### DATA
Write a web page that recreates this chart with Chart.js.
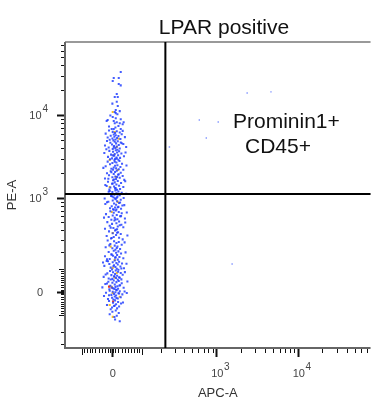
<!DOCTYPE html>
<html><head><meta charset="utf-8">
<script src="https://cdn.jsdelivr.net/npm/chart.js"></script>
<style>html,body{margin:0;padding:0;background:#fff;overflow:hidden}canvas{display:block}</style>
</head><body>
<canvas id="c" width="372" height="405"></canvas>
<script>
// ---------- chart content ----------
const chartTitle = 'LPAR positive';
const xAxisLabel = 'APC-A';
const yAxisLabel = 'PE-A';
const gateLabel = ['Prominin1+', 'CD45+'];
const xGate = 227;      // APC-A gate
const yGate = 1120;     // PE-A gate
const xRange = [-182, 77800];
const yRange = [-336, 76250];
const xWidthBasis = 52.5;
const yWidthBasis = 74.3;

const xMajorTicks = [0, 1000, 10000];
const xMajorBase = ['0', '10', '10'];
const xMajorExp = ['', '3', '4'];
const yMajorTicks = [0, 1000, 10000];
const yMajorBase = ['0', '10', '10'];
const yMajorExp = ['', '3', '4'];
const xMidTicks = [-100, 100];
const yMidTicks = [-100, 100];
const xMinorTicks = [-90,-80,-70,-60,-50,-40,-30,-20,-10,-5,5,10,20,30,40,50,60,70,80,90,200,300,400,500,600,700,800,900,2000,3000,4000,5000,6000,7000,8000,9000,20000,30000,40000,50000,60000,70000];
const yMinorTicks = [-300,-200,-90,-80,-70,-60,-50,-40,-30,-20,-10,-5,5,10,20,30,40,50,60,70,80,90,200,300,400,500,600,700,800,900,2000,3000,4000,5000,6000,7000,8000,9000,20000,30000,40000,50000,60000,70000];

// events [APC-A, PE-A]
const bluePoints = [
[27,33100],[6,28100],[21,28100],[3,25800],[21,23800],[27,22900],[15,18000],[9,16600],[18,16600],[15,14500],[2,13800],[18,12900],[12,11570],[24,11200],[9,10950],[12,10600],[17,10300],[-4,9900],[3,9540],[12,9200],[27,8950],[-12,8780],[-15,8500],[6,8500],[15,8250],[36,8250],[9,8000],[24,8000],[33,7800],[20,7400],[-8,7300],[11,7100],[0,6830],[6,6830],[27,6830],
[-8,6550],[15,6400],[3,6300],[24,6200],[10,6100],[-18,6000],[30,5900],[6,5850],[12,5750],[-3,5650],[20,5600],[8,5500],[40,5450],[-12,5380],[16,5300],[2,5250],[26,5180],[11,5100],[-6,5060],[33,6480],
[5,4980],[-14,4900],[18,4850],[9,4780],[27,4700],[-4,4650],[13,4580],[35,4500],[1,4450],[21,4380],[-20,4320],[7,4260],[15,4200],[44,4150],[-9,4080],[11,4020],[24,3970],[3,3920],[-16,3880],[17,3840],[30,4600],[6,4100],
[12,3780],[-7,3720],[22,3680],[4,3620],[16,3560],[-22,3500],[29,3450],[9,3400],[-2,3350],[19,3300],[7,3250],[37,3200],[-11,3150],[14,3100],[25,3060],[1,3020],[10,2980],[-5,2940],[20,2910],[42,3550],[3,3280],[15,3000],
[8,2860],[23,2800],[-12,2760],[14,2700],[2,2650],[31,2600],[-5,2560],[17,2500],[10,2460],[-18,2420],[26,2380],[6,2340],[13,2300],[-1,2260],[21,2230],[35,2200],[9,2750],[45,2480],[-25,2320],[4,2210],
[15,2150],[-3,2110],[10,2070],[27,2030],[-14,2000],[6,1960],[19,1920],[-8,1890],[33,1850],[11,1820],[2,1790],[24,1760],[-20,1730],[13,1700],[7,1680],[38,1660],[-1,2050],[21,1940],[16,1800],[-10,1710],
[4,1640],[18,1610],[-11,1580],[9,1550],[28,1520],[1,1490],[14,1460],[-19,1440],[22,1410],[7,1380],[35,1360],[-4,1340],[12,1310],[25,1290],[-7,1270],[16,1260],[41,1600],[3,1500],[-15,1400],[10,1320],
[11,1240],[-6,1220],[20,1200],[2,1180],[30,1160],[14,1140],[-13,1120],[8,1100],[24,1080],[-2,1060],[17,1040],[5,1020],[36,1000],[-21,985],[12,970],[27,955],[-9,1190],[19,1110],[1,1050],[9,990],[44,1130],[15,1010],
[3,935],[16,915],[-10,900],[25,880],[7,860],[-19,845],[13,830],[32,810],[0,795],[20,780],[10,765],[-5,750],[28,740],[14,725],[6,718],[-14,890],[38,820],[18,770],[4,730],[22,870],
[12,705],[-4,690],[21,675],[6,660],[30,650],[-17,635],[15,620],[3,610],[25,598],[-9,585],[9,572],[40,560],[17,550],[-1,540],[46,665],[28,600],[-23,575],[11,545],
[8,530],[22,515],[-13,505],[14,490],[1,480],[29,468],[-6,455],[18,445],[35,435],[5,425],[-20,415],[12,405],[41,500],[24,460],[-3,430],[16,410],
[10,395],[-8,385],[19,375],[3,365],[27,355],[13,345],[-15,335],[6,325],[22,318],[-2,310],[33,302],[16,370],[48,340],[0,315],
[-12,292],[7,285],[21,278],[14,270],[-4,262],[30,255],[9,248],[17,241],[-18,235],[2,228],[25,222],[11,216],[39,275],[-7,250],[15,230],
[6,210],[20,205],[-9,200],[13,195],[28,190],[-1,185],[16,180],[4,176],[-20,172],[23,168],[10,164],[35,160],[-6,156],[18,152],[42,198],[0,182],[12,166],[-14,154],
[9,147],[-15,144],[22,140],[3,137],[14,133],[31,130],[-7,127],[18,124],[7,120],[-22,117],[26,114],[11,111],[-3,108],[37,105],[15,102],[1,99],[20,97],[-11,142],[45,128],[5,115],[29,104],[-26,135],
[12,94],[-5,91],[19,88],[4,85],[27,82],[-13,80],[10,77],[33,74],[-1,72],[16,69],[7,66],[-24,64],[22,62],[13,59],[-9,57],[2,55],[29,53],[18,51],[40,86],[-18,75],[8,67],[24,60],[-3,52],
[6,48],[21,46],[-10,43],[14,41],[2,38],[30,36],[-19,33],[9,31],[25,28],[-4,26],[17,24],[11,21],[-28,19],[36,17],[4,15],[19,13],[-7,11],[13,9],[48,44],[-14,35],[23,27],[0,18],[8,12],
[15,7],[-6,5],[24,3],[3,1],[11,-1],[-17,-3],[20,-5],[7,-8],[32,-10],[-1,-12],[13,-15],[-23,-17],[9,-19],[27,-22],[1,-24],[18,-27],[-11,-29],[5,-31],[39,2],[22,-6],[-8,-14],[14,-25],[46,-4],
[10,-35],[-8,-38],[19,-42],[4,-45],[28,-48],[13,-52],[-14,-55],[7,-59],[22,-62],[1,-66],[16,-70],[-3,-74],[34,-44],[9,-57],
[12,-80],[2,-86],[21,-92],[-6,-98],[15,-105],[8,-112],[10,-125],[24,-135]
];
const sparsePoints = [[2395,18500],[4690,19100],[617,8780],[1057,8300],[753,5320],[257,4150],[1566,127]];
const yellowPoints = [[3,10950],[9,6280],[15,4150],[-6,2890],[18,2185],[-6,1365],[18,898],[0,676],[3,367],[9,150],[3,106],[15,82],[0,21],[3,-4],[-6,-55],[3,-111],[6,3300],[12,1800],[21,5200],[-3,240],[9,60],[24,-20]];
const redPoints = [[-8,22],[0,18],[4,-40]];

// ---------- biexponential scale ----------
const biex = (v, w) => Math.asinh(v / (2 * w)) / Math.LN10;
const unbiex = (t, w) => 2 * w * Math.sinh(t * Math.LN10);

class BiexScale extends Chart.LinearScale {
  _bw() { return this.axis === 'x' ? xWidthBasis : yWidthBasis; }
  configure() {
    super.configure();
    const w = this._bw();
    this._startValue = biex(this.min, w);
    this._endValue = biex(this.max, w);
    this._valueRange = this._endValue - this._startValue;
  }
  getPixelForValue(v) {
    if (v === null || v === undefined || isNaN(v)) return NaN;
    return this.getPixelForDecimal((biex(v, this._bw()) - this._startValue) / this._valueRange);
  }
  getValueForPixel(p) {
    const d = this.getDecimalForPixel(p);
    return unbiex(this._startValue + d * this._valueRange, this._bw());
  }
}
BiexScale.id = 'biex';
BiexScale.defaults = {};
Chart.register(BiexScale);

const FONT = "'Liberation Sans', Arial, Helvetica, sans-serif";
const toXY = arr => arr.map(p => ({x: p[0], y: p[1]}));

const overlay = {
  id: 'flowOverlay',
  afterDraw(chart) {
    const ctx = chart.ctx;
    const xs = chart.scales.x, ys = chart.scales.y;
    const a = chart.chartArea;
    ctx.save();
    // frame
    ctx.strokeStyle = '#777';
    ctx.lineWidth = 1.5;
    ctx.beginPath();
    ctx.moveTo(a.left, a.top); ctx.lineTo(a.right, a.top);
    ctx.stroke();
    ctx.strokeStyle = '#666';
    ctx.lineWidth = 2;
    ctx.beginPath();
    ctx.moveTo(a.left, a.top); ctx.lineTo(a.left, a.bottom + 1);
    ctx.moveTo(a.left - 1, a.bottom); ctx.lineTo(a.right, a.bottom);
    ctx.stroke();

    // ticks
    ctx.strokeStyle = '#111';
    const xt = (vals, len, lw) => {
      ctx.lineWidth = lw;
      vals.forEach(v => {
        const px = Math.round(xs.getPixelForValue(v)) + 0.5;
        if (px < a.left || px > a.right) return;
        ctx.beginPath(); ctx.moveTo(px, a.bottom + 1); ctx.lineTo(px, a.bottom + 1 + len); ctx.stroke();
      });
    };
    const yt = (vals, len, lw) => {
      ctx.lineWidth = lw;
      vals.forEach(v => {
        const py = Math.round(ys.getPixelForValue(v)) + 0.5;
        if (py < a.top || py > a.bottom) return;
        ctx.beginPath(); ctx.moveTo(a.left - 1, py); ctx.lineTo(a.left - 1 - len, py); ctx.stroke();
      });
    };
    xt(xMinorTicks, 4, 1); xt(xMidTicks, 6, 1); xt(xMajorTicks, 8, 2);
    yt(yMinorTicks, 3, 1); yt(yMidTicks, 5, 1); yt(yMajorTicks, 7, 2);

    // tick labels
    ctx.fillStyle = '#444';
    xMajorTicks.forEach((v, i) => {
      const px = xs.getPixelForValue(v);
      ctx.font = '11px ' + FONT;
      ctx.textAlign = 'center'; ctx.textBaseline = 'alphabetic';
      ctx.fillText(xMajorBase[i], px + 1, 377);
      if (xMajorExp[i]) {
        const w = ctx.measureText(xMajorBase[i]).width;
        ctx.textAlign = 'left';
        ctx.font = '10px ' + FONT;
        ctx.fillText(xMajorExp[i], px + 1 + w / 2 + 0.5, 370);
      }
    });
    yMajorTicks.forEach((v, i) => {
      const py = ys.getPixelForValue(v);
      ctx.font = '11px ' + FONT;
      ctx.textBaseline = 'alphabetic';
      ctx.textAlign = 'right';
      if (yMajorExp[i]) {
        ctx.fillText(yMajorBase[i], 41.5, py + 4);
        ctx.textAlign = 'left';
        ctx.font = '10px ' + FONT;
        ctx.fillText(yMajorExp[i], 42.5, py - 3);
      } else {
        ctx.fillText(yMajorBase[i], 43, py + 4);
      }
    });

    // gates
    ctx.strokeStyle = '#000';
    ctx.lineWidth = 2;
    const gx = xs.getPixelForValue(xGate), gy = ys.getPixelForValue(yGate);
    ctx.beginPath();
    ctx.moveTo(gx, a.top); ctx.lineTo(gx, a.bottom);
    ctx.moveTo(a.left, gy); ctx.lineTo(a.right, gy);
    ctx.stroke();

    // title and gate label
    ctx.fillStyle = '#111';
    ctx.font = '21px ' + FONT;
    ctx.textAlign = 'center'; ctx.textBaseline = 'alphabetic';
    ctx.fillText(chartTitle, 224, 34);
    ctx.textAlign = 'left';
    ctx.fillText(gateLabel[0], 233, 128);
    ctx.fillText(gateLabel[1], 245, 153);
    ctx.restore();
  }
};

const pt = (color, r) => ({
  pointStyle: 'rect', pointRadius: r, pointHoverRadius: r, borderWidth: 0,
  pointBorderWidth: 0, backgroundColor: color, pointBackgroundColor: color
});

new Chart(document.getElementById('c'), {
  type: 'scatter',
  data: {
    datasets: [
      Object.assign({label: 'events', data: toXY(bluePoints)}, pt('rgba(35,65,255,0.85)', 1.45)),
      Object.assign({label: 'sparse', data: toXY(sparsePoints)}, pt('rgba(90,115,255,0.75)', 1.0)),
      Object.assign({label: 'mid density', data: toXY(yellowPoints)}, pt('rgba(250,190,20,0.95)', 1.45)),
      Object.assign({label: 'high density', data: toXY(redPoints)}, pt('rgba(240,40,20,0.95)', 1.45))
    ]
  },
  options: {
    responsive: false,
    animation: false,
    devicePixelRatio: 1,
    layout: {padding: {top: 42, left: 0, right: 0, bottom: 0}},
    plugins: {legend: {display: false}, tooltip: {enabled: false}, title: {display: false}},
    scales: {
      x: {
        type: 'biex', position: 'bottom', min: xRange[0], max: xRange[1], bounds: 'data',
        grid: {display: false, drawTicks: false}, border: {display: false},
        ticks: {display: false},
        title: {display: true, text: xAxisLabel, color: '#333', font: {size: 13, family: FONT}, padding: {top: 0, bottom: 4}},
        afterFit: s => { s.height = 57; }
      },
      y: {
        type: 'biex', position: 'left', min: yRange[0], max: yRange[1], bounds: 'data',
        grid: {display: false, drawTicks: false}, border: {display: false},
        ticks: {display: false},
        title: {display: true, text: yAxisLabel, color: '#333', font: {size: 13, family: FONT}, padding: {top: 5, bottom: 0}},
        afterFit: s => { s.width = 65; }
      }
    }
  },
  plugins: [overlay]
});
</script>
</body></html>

### TO BE DONE
Skip the pictures, please, and transcribe only the lines from the beginning of the material through the one that contains "const yWidthBasis = 74.3;".

### RESPONSE TO THIS TASK
Write a web page that recreates this chart with Chart.js.
<!DOCTYPE html>
<html><head><meta charset="utf-8">
<script src="https://cdn.jsdelivr.net/npm/chart.js"></script>
<style>html,body{margin:0;padding:0;background:#fff;overflow:hidden}canvas{display:block}</style>
</head><body>
<canvas id="c" width="372" height="405"></canvas>
<script>
// ---------- chart content ----------
const chartTitle = 'LPAR positive';
const xAxisLabel = 'APC-A';
const yAxisLabel = 'PE-A';
const gateLabel = ['Prominin1+', 'CD45+'];
const xGate = 227;      // APC-A gate
const yGate = 1120;     // PE-A gate
const xRange = [-182, 77800];
const yRange = [-336, 76250];
const xWidthBasis = 52.5;
const yWidthBasis = 74.3;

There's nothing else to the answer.